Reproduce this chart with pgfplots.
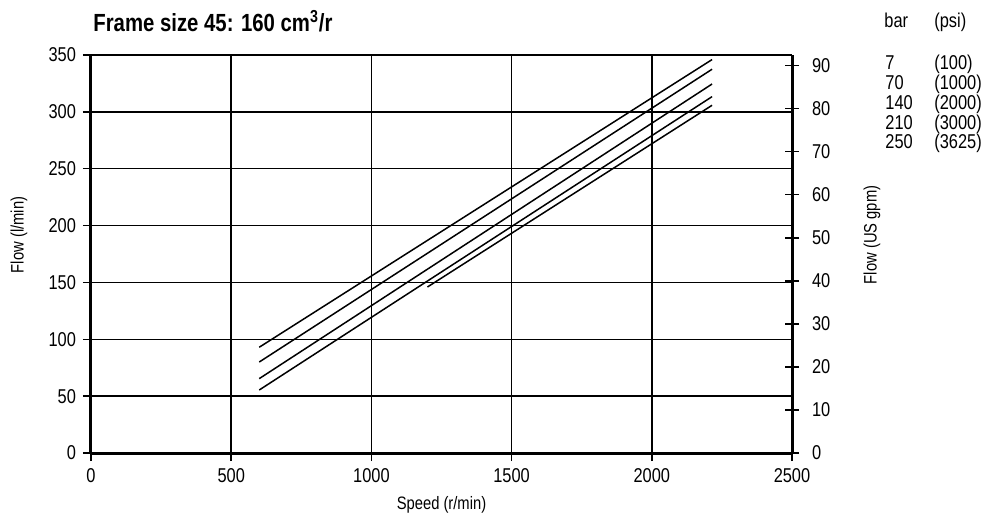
\documentclass[border=0pt]{standalone}
\usepackage{pgfplots}
\pgfplotsset{compat=1.18}
\usepackage{fontspec}
\setmainfont{Liberation Sans}[FakeStretch=0.82]
\begin{document}
\begin{tikzpicture}
\useasboundingbox (-45.5pt,-34pt) rectangle (447pt,226.5pt);
\begin{axis}[
  name=ax,
  at={(0,0)}, anchor=south west,
  scale only axis, width=350.5pt, height=199pt,
  xmin=0, xmax=2500, ymin=0, ymax=350,
  xtick={0,500,...,2500}, ytick={0,50,...,350},
  axis x line=bottom, axis y line=left,
  axis line style={-, line width=1.5pt},
  tick align=outside, major tick length=4pt,
  tick style={black, line width=0.75pt},
  grid=major, major grid style={black, line width=0.75pt},
  /pgf/number format/assume math mode=true,
  /pgf/number format/1000 sep={},
  ticklabel style={font=\normalsize},
  xlabel={Speed (r/min)}, ylabel={Flow (l/min)},
  label style={font=\small},
  xlabel style={at={(axis description cs:0.5,-0.131)}, anchor=center},
  ylabel style={at={(axis description cs:-0.1027,0.548)}, anchor=center},
  clip=false,
]
\addplot[black, line width=0.75pt] coordinates {(600,93) (2215,346)};
\addplot[black, line width=0.75pt] coordinates {(600,80) (2215,337.5)};
\addplot[black, line width=0.75pt] coordinates {(600,65.4) (2215,324.5)};
\addplot[black, line width=0.75pt] coordinates {(600,55.4) (2215,313.4)};
\addplot[black, line width=0.75pt] coordinates {(1200,146) (2215,305.8)};
\end{axis}
\begin{axis}[
  at={(0,0)}, anchor=south west,
  scale only axis, width=350.5pt, height=199pt,
  xmin=0, xmax=2500, ymin=0, ymax=92.46,
  ytick={0,10,...,90},
  axis x line=none, axis y line*=right,
  axis line style={-, line width=1.5pt},
  tick align=center, major tick length=7pt,
  tick style={black, line width=0.75pt},
  /pgf/number format/assume math mode=true,
  ticklabel style={font=\normalsize},
  yticklabel style={xshift=3pt},
  ylabel={Flow (US gpm)},
  label style={font=\small},
  ylabel style={at={(axis description cs:1.114,0.548)}, anchor=center},
]
\end{axis}
\node[anchor=west, inner sep=0pt, font=\bfseries\fontsize{12.4}{15}\selectfont] at (1pt,216pt) {Frame size 45: 160 cm\textsuperscript{3}/r};
\begin{scope}[every node/.style={anchor=base west, font=\normalsize, inner sep=0pt}]
\node at (396.5pt,213pt) {bar};
\node at (421.5pt,213pt) {(psi)};
\node at (397pt,192pt) {7};
\node at (421.5pt,192pt) {(100)};
\node at (397pt,182pt) {70};
\node at (421.5pt,182pt) {(1000)};
\node at (397pt,172pt) {140};
\node at (421.5pt,172pt) {(2000)};
\node at (397pt,162pt) {210};
\node at (421.5pt,162pt) {(3000)};
\node at (397pt,152.5pt) {250};
\node at (421.5pt,152.5pt) {(3625)};
\end{scope}
\end{tikzpicture}
\end{document}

Task requirements: Repeat all of the data above word for word, minus the pictures.

Worked answer:
Reproduce this chart with pgfplots.
\documentclass[border=0pt]{standalone}
\usepackage{pgfplots}
\pgfplotsset{compat=1.18}
\usepackage{fontspec}
\setmainfont{Liberation Sans}[FakeStretch=0.82]
\begin{document}
\begin{tikzpicture}
\useasboundingbox (-45.5pt,-34pt) rectangle (447pt,226.5pt);
\begin{axis}[
  name=ax,
  at={(0,0)}, anchor=south west,
  scale only axis, width=350.5pt, height=199pt,
  xmin=0, xmax=2500, ymin=0, ymax=350,
  xtick={0,500,...,2500}, ytick={0,50,...,350},
  axis x line=bottom, axis y line=left,
  axis line style={-, line width=1.5pt},
  tick align=outside, major tick length=4pt,
  tick style={black, line width=0.75pt},
  grid=major, major grid style={black, line width=0.75pt},
  /pgf/number format/assume math mode=true,
  /pgf/number format/1000 sep={},
  ticklabel style={font=\normalsize},
  xlabel={Speed (r/min)}, ylabel={Flow (l/min)},
  label style={font=\small},
  xlabel style={at={(axis description cs:0.5,-0.131)}, anchor=center},
  ylabel style={at={(axis description cs:-0.1027,0.548)}, anchor=center},
  clip=false,
]
\addplot[black, line width=0.75pt] coordinates {(600,93) (2215,346)};
\addplot[black, line width=0.75pt] coordinates {(600,80) (2215,337.5)};
\addplot[black, line width=0.75pt] coordinates {(600,65.4) (2215,324.5)};
\addplot[black, line width=0.75pt] coordinates {(600,55.4) (2215,313.4)};
\addplot[black, line width=0.75pt] coordinates {(1200,146) (2215,305.8)};
\end{axis}
\begin{axis}[
  at={(0,0)}, anchor=south west,
  scale only axis, width=350.5pt, height=199pt,
  xmin=0, xmax=2500, ymin=0, ymax=92.46,
  ytick={0,10,...,90},
  axis x line=none, axis y line*=right,
  axis line style={-, line width=1.5pt},
  tick align=center, major tick length=7pt,
  tick style={black, line width=0.75pt},
  /pgf/number format/assume math mode=true,
  ticklabel style={font=\normalsize},
  yticklabel style={xshift=3pt},
  ylabel={Flow (US gpm)},
  label style={font=\small},
  ylabel style={at={(axis description cs:1.114,0.548)}, anchor=center},
]
\end{axis}
\node[anchor=west, inner sep=0pt, font=\bfseries\fontsize{12.4}{15}\selectfont] at (1pt,216pt) {Frame size 45: 160 cm\textsuperscript{3}/r};
\begin{scope}[every node/.style={anchor=base west, font=\normalsize, inner sep=0pt}]
\node at (396.5pt,213pt) {bar};
\node at (421.5pt,213pt) {(psi)};
\node at (397pt,192pt) {7};
\node at (421.5pt,192pt) {(100)};
\node at (397pt,182pt) {70};
\node at (421.5pt,182pt) {(1000)};
\node at (397pt,172pt) {140};
\node at (421.5pt,172pt) {(2000)};
\node at (397pt,162pt) {210};
\node at (421.5pt,162pt) {(3000)};
\node at (397pt,152.5pt) {250};
\node at (421.5pt,152.5pt) {(3625)};
\end{scope}
\end{tikzpicture}
\end{document}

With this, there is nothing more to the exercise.